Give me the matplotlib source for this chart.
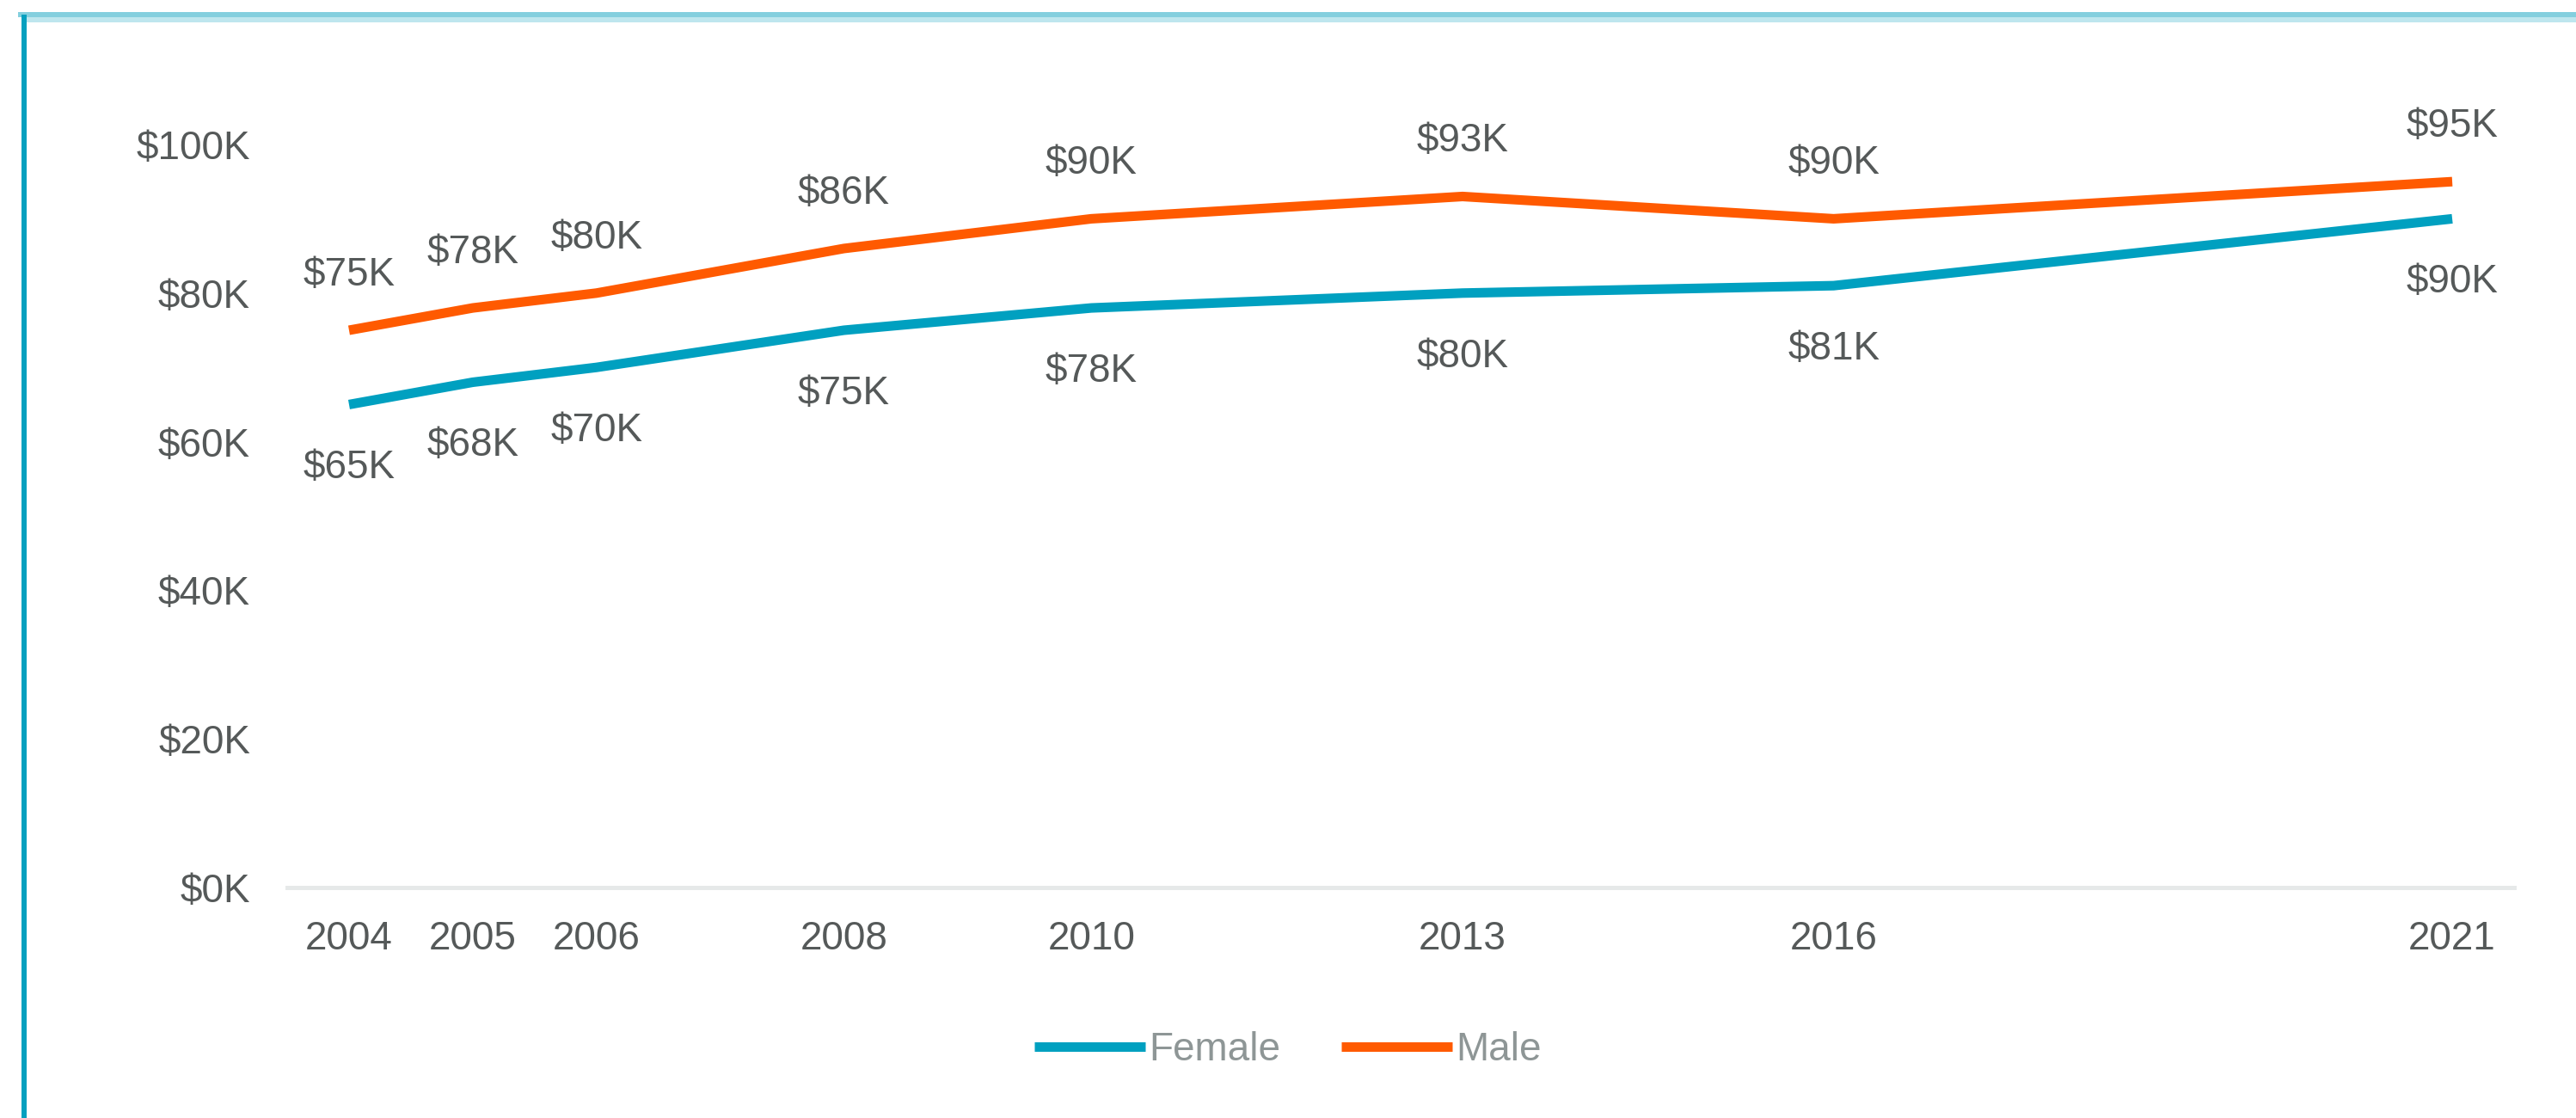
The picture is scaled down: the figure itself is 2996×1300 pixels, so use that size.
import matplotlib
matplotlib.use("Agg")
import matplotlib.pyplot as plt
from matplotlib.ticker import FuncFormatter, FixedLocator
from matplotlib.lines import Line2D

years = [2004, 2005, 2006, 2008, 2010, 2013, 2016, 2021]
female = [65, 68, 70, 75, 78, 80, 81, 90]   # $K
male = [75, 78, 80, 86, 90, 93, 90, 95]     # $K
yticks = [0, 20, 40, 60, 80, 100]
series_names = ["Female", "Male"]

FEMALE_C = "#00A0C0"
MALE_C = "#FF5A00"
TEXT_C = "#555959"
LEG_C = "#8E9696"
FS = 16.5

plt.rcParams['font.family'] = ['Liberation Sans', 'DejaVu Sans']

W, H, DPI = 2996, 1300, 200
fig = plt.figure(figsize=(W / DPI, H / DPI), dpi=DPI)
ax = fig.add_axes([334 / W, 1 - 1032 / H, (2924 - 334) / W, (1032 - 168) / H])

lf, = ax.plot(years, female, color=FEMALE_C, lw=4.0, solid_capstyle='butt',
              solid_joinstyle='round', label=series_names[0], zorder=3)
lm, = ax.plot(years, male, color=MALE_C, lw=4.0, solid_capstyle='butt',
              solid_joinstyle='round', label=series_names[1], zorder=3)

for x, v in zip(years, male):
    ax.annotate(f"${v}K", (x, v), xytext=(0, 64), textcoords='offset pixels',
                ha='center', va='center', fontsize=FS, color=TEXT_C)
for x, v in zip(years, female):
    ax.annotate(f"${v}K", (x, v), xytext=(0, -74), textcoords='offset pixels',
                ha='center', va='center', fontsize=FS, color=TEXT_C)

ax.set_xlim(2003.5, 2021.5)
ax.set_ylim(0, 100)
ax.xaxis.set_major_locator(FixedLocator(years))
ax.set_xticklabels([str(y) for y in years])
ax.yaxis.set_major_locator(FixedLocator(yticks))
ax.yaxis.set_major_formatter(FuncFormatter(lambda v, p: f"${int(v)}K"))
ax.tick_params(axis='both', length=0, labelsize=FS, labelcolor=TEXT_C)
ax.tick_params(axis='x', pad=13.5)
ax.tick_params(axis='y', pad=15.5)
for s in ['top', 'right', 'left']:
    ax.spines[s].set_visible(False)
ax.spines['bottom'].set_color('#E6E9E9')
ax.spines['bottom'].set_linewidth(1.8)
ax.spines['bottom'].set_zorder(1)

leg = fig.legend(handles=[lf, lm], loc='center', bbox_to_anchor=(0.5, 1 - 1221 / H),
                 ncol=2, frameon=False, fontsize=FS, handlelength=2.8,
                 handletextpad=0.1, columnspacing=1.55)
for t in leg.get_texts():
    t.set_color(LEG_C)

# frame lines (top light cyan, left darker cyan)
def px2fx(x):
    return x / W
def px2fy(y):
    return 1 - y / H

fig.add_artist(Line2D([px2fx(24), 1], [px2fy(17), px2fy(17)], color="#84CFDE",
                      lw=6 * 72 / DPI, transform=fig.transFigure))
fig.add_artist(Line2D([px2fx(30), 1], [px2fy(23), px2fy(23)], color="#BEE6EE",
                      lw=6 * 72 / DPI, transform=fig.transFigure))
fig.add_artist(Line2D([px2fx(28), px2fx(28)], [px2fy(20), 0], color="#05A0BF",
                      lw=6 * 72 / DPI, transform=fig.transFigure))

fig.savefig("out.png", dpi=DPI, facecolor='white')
* * *
--- TASK DIRECTIONS ---
Within the material above, extract exactly the lines that start at the line containing "The picture is" and stop after the line containing "ax.spines['bottom'].set_zorder(1)", and only those.

--- RESPONSE TO THIS EXERCISE ---
The picture is scaled down: the figure itself is 2996×1300 pixels, so use that size.
import matplotlib
matplotlib.use("Agg")
import matplotlib.pyplot as plt
from matplotlib.ticker import FuncFormatter, FixedLocator
from matplotlib.lines import Line2D

years = [2004, 2005, 2006, 2008, 2010, 2013, 2016, 2021]
female = [65, 68, 70, 75, 78, 80, 81, 90]   # $K
male = [75, 78, 80, 86, 90, 93, 90, 95]     # $K
yticks = [0, 20, 40, 60, 80, 100]
series_names = ["Female", "Male"]

FEMALE_C = "#00A0C0"
MALE_C = "#FF5A00"
TEXT_C = "#555959"
LEG_C = "#8E9696"
FS = 16.5

plt.rcParams['font.family'] = ['Liberation Sans', 'DejaVu Sans']

W, H, DPI = 2996, 1300, 200
fig = plt.figure(figsize=(W / DPI, H / DPI), dpi=DPI)
ax = fig.add_axes([334 / W, 1 - 1032 / H, (2924 - 334) / W, (1032 - 168) / H])

lf, = ax.plot(years, female, color=FEMALE_C, lw=4.0, solid_capstyle='butt',
              solid_joinstyle='round', label=series_names[0], zorder=3)
lm, = ax.plot(years, male, color=MALE_C, lw=4.0, solid_capstyle='butt',
              solid_joinstyle='round', label=series_names[1], zorder=3)

for x, v in zip(years, male):
    ax.annotate(f"${v}K", (x, v), xytext=(0, 64), textcoords='offset pixels',
                ha='center', va='center', fontsize=FS, color=TEXT_C)
for x, v in zip(years, female):
    ax.annotate(f"${v}K", (x, v), xytext=(0, -74), textcoords='offset pixels',
                ha='center', va='center', fontsize=FS, color=TEXT_C)

ax.set_xlim(2003.5, 2021.5)
ax.set_ylim(0, 100)
ax.xaxis.set_major_locator(FixedLocator(years))
ax.set_xticklabels([str(y) for y in years])
ax.yaxis.set_major_locator(FixedLocator(yticks))
ax.yaxis.set_major_formatter(FuncFormatter(lambda v, p: f"${int(v)}K"))
ax.tick_params(axis='both', length=0, labelsize=FS, labelcolor=TEXT_C)
ax.tick_params(axis='x', pad=13.5)
ax.tick_params(axis='y', pad=15.5)
for s in ['top', 'right', 'left']:
    ax.spines[s].set_visible(False)
ax.spines['bottom'].set_color('#E6E9E9')
ax.spines['bottom'].set_linewidth(1.8)
ax.spines['bottom'].set_zorder(1)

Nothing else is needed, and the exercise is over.